Data for this task:
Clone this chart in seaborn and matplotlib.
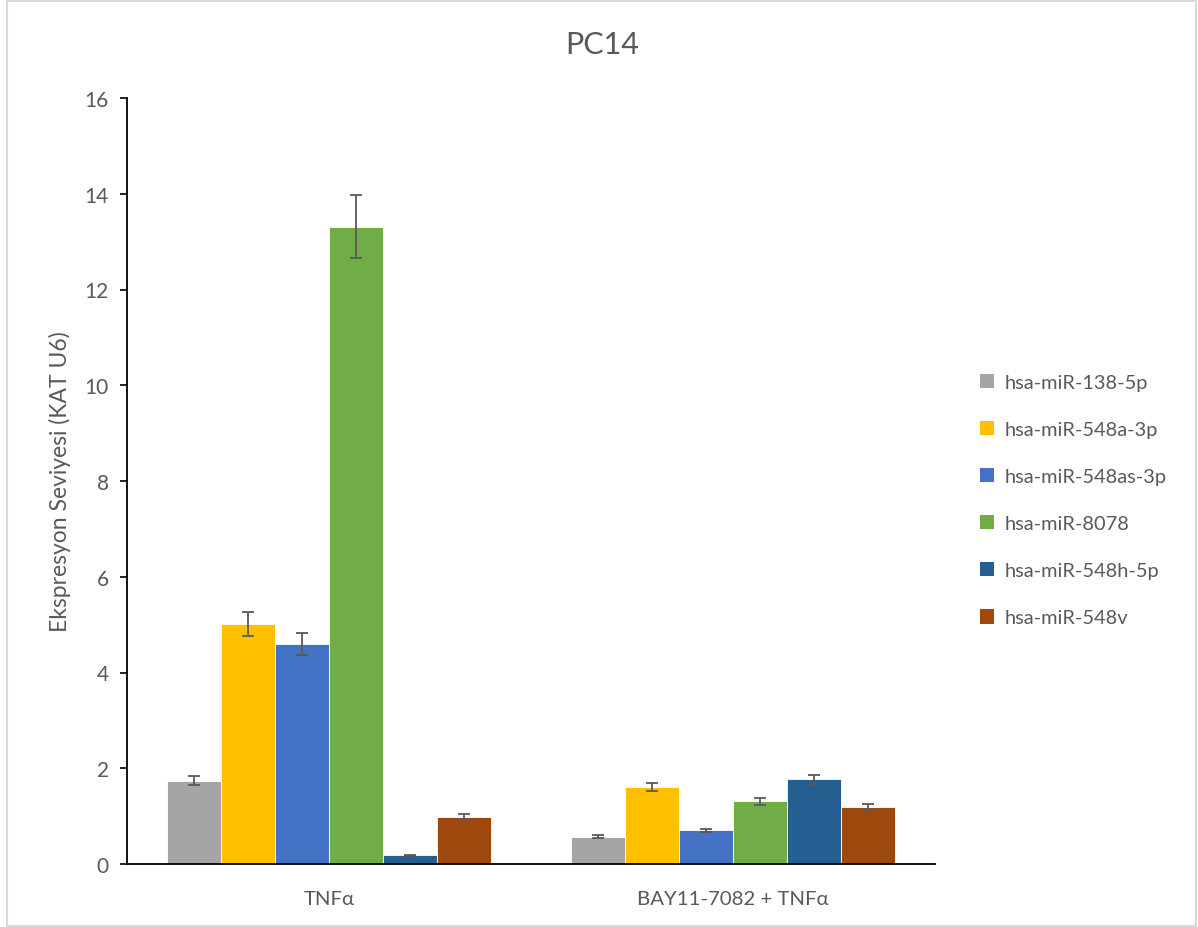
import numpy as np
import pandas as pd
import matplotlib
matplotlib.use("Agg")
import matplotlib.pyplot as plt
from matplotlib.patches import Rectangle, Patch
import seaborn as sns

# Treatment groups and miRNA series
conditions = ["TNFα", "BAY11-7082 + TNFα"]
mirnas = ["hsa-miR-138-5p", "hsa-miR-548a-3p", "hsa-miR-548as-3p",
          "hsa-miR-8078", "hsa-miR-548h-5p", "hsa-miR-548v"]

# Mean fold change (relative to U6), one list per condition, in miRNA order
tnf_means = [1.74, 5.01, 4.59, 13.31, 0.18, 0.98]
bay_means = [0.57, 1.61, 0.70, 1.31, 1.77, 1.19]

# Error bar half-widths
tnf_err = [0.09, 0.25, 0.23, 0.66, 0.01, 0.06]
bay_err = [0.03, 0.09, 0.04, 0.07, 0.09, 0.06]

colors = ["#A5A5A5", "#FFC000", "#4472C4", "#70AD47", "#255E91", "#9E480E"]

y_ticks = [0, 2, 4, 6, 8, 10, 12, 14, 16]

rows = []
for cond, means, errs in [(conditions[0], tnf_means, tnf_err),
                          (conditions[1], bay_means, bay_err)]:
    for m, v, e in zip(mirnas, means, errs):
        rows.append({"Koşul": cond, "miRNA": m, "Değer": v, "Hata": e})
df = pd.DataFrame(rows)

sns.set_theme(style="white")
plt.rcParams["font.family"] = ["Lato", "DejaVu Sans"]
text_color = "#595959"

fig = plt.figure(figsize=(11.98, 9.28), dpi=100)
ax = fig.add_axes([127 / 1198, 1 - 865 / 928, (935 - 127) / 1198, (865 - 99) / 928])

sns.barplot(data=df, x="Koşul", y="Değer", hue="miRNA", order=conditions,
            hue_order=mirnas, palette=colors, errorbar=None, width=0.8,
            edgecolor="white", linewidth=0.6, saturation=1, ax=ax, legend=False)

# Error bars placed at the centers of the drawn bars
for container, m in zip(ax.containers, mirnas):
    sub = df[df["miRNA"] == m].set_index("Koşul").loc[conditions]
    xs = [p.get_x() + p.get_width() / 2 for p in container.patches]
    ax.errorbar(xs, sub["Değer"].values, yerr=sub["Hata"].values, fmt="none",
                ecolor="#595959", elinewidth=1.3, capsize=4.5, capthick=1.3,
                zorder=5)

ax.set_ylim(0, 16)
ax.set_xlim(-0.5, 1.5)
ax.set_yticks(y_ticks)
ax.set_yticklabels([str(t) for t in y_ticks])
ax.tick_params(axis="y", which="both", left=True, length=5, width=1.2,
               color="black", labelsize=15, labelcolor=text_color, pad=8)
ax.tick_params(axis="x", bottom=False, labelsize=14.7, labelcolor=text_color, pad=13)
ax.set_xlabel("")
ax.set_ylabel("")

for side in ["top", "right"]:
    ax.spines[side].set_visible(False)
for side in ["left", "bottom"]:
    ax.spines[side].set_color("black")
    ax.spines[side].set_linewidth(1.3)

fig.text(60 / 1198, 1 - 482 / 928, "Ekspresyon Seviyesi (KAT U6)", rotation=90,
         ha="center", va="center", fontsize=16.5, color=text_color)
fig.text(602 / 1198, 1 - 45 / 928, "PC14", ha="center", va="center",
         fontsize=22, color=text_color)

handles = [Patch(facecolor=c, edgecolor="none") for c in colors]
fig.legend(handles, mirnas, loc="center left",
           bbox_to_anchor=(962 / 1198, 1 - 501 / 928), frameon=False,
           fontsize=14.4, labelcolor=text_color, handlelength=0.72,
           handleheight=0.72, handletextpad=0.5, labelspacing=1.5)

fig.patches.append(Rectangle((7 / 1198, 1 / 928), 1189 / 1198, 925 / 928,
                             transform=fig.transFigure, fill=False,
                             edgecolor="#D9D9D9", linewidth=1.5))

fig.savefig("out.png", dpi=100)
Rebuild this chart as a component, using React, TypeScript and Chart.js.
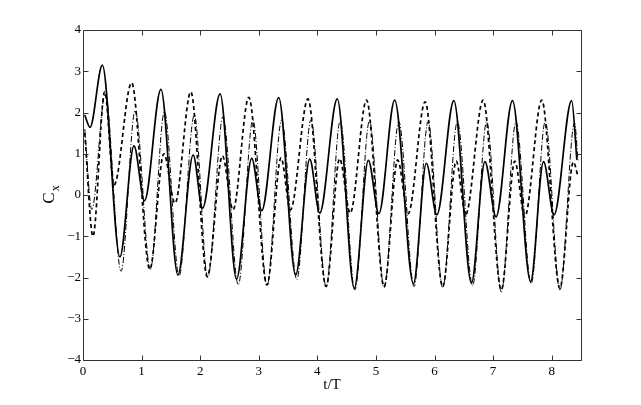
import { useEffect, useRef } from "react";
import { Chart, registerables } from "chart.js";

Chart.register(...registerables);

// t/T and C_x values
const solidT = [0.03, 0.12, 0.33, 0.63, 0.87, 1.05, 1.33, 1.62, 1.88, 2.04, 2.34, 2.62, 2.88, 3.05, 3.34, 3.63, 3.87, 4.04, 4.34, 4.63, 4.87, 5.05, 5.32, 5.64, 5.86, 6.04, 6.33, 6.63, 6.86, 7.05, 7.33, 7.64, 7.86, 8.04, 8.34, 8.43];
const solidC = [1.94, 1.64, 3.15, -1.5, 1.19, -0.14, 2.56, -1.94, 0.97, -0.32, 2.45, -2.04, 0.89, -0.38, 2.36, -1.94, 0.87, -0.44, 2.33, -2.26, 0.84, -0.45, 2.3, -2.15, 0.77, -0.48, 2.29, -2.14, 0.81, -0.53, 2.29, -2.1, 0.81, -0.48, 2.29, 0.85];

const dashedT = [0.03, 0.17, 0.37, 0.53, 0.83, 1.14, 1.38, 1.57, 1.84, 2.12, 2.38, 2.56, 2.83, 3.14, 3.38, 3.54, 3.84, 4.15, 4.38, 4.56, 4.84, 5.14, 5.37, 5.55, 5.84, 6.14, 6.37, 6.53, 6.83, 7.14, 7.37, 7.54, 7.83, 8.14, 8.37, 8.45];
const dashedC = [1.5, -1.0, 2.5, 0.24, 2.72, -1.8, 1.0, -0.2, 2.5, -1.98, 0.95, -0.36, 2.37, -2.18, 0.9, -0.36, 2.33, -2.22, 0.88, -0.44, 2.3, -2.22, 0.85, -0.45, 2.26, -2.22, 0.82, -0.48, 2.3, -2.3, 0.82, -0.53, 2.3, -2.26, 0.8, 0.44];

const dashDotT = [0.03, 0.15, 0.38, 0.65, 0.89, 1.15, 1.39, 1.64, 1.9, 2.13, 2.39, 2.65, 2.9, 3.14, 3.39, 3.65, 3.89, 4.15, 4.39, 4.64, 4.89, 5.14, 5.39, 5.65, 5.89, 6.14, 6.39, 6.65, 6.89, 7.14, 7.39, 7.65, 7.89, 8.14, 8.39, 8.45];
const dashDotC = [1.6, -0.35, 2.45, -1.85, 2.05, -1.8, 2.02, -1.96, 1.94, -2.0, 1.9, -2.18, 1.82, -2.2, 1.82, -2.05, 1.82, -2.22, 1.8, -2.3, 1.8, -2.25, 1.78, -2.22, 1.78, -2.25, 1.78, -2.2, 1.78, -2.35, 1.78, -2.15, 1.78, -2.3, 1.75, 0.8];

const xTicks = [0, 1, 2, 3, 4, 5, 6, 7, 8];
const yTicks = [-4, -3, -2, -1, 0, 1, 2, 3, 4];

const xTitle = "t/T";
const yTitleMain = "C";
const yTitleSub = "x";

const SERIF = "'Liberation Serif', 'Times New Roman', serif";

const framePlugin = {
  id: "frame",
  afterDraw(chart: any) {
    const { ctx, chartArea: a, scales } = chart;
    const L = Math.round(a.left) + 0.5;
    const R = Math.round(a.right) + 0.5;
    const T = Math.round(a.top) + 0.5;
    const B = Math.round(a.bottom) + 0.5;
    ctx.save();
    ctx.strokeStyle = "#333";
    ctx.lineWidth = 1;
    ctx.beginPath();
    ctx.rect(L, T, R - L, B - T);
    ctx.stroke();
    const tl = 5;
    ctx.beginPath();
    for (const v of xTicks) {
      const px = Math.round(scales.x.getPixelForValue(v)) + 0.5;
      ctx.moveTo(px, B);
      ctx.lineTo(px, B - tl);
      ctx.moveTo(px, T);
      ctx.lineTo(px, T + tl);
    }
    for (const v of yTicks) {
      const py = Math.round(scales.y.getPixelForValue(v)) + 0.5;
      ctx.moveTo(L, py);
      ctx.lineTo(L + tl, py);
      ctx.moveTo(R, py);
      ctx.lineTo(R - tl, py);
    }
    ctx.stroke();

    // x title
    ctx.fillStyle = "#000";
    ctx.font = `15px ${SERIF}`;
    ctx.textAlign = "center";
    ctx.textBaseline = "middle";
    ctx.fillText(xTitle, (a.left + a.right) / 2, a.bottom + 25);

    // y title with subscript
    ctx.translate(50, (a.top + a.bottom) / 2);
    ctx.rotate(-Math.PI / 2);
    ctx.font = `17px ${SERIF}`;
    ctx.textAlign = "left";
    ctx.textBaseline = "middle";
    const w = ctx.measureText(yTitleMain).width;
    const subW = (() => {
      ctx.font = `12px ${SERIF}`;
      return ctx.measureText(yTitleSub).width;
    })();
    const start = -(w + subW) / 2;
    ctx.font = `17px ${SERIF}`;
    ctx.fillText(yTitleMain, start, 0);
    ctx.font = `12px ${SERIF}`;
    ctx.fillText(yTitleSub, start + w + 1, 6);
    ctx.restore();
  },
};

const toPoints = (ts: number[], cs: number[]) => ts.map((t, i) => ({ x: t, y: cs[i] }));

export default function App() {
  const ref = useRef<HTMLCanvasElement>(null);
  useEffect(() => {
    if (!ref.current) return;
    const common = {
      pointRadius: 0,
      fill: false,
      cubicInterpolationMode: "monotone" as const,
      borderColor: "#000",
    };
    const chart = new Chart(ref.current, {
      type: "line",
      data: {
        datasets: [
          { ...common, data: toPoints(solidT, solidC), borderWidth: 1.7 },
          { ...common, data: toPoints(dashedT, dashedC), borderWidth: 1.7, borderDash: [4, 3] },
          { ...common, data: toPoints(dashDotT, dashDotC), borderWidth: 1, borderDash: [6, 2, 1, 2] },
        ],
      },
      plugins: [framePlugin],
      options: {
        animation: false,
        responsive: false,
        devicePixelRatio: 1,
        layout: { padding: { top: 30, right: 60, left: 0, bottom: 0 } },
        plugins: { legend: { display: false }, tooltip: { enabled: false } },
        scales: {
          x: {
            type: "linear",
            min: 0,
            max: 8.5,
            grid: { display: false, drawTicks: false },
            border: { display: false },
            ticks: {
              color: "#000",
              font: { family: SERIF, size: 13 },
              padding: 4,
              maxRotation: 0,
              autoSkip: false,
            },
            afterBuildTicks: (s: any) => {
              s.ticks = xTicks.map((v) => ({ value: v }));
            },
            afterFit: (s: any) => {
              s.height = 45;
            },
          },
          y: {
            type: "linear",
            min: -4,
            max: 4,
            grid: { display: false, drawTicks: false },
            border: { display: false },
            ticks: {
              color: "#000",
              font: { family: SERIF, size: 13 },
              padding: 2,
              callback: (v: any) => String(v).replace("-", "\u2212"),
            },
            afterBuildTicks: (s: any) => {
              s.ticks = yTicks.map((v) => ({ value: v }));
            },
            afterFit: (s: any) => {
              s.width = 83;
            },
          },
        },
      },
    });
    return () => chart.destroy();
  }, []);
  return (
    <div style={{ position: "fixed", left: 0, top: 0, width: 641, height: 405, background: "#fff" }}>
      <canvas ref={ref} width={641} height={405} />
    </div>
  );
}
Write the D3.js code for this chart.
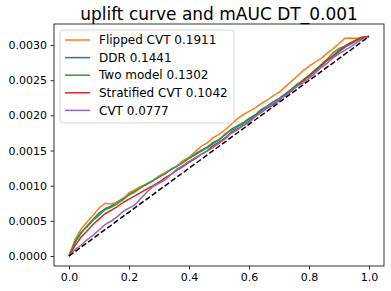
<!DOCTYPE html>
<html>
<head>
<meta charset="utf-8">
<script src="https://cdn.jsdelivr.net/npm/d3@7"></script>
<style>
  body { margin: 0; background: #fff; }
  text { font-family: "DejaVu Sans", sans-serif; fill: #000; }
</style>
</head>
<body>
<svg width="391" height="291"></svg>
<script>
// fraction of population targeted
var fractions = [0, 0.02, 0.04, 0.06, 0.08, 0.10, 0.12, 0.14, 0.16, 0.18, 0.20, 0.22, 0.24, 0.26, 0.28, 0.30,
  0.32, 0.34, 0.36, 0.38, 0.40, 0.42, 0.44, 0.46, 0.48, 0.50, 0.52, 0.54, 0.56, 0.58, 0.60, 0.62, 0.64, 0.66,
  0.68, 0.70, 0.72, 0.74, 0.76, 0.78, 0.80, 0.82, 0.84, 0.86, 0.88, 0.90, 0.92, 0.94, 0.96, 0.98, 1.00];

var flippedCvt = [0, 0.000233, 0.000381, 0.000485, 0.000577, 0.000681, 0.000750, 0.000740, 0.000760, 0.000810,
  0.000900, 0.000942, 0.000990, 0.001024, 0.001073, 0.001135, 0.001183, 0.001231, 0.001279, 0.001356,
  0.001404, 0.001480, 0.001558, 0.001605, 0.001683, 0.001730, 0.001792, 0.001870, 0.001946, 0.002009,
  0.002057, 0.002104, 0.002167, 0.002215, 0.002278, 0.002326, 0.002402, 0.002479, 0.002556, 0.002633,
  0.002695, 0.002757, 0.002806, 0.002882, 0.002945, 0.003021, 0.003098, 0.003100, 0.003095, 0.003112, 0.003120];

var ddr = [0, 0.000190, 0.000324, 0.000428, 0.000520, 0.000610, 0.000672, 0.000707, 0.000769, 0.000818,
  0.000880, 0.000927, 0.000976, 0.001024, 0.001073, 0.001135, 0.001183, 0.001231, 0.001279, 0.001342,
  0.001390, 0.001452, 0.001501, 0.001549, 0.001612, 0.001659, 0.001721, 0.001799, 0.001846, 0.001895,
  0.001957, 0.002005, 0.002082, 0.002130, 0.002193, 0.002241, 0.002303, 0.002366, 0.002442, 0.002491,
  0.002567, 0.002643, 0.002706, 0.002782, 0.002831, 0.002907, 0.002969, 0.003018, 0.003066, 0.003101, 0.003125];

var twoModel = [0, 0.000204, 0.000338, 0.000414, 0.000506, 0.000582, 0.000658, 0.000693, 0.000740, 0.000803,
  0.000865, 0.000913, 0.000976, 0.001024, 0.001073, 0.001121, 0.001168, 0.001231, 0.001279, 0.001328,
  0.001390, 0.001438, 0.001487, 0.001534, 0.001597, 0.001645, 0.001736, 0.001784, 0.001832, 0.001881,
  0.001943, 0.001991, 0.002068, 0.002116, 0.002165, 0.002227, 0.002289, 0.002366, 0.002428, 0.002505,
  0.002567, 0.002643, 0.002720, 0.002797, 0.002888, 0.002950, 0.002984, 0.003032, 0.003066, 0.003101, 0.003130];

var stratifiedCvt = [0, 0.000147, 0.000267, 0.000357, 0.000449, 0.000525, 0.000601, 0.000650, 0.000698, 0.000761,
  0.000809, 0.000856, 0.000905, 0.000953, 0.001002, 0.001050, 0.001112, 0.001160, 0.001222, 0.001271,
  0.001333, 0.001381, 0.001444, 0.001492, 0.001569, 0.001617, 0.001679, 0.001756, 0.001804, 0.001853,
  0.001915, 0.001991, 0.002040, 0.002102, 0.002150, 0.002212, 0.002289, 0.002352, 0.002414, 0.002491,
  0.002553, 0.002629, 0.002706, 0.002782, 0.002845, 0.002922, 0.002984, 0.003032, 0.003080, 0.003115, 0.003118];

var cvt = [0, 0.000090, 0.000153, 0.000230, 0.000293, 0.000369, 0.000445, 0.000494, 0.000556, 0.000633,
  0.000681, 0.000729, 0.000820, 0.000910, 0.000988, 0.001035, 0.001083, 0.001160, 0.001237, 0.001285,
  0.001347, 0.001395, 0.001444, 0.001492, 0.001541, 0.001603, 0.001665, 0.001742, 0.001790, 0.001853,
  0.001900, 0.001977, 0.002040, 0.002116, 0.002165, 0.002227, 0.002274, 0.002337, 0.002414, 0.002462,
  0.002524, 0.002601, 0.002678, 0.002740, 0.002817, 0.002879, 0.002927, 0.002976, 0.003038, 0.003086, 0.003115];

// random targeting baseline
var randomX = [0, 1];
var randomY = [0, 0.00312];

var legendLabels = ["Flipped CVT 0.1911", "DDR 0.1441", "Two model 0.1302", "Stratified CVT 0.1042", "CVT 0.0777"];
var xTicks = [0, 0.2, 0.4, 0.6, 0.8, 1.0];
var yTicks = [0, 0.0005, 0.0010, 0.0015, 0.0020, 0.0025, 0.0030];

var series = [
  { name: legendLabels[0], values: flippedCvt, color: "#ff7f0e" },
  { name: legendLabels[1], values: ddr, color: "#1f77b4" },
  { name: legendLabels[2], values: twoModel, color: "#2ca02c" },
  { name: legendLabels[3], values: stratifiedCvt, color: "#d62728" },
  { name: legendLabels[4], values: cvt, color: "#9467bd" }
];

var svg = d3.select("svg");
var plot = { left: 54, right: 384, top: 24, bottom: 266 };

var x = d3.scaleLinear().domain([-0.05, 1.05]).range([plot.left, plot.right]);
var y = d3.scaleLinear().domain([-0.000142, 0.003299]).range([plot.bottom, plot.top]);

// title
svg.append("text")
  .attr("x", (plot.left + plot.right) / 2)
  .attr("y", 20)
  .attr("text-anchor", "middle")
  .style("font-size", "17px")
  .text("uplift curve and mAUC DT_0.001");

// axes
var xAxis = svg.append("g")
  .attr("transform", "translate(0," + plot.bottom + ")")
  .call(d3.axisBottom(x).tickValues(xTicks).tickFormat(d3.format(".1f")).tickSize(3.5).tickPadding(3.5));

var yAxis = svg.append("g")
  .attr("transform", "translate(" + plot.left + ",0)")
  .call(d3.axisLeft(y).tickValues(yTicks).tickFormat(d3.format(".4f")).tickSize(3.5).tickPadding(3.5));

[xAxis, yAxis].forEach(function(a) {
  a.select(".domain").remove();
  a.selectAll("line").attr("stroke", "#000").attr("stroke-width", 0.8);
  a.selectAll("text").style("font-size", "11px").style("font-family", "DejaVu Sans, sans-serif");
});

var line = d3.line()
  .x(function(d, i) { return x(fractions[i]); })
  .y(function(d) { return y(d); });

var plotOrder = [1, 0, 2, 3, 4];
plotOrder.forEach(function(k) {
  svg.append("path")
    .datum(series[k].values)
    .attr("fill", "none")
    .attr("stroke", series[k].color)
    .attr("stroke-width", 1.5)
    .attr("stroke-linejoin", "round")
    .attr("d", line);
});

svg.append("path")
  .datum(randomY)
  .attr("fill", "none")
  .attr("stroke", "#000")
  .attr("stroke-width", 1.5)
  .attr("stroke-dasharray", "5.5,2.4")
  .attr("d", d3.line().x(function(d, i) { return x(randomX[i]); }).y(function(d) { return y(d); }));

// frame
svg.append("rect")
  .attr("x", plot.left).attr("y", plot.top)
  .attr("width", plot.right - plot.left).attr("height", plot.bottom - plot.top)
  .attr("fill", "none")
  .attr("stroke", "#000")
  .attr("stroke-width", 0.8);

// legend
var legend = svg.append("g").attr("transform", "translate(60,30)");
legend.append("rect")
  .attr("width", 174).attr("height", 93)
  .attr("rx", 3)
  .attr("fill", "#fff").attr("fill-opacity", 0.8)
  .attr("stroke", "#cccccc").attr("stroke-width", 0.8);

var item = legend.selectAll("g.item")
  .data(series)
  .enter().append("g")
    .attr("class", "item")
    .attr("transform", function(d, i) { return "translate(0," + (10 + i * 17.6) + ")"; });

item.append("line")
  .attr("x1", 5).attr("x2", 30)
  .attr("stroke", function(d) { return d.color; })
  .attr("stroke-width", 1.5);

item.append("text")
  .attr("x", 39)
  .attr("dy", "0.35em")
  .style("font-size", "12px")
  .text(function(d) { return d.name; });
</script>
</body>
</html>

Written exercise:
From the records above, quote word for word only the lines beginning at the line that has "Rebuild this chart" and stopping after the line that has "Serif', 'Times New". Omit the pictures.

Final result:
Rebuild this chart as a component, using React, TypeScript and Chart.js.
import { useEffect, useRef } from "react";
import { Chart, registerables } from "chart.js";

Chart.register(...registerables);

// t/T and C_x values
const solidT = [0.03, 0.12, 0.33, 0.63, 0.87, 1.05, 1.33, 1.62, 1.88, 2.04, 2.34, 2.62, 2.88, 3.05, 3.34, 3.63, 3.87, 4.04, 4.34, 4.63, 4.87, 5.05, 5.32, 5.64, 5.86, 6.04, 6.33, 6.63, 6.86, 7.05, 7.33, 7.64, 7.86, 8.04, 8.34, 8.43];
const solidC = [1.94, 1.64, 3.15, -1.5, 1.19, -0.14, 2.56, -1.94, 0.97, -0.32, 2.45, -2.04, 0.89, -0.38, 2.36, -1.94, 0.87, -0.44, 2.33, -2.26, 0.84, -0.45, 2.3, -2.15, 0.77, -0.48, 2.29, -2.14, 0.81, -0.53, 2.29, -2.1, 0.81, -0.48, 2.29, 0.85];

const dashedT = [0.03, 0.17, 0.37, 0.53, 0.83, 1.14, 1.38, 1.57, 1.84, 2.12, 2.38, 2.56, 2.83, 3.14, 3.38, 3.54, 3.84, 4.15, 4.38, 4.56, 4.84, 5.14, 5.37, 5.55, 5.84, 6.14, 6.37, 6.53, 6.83, 7.14, 7.37, 7.54, 7.83, 8.14, 8.37, 8.45];
const dashedC = [1.5, -1.0, 2.5, 0.24, 2.72, -1.8, 1.0, -0.2, 2.5, -1.98, 0.95, -0.36, 2.37, -2.18, 0.9, -0.36, 2.33, -2.22, 0.88, -0.44, 2.3, -2.22, 0.85, -0.45, 2.26, -2.22, 0.82, -0.48, 2.3, -2.3, 0.82, -0.53, 2.3, -2.26, 0.8, 0.44];

const dashDotT = [0.03, 0.15, 0.38, 0.65, 0.89, 1.15, 1.39, 1.64, 1.9, 2.13, 2.39, 2.65, 2.9, 3.14, 3.39, 3.65, 3.89, 4.15, 4.39, 4.64, 4.89, 5.14, 5.39, 5.65, 5.89, 6.14, 6.39, 6.65, 6.89, 7.14, 7.39, 7.65, 7.89, 8.14, 8.39, 8.45];
const dashDotC = [1.6, -0.35, 2.45, -1.85, 2.05, -1.8, 2.02, -1.96, 1.94, -2.0, 1.9, -2.18, 1.82, -2.2, 1.82, -2.05, 1.82, -2.22, 1.8, -2.3, 1.8, -2.25, 1.78, -2.22, 1.78, -2.25, 1.78, -2.2, 1.78, -2.35, 1.78, -2.15, 1.78, -2.3, 1.75, 0.8];

const xTicks = [0, 1, 2, 3, 4, 5, 6, 7, 8];
const yTicks = [-4, -3, -2, -1, 0, 1, 2, 3, 4];

const xTitle = "t/T";
const yTitleMain = "C";
const yTitleSub = "x";

const SERIF = "'Liberation Serif', 'Times New Roman', serif";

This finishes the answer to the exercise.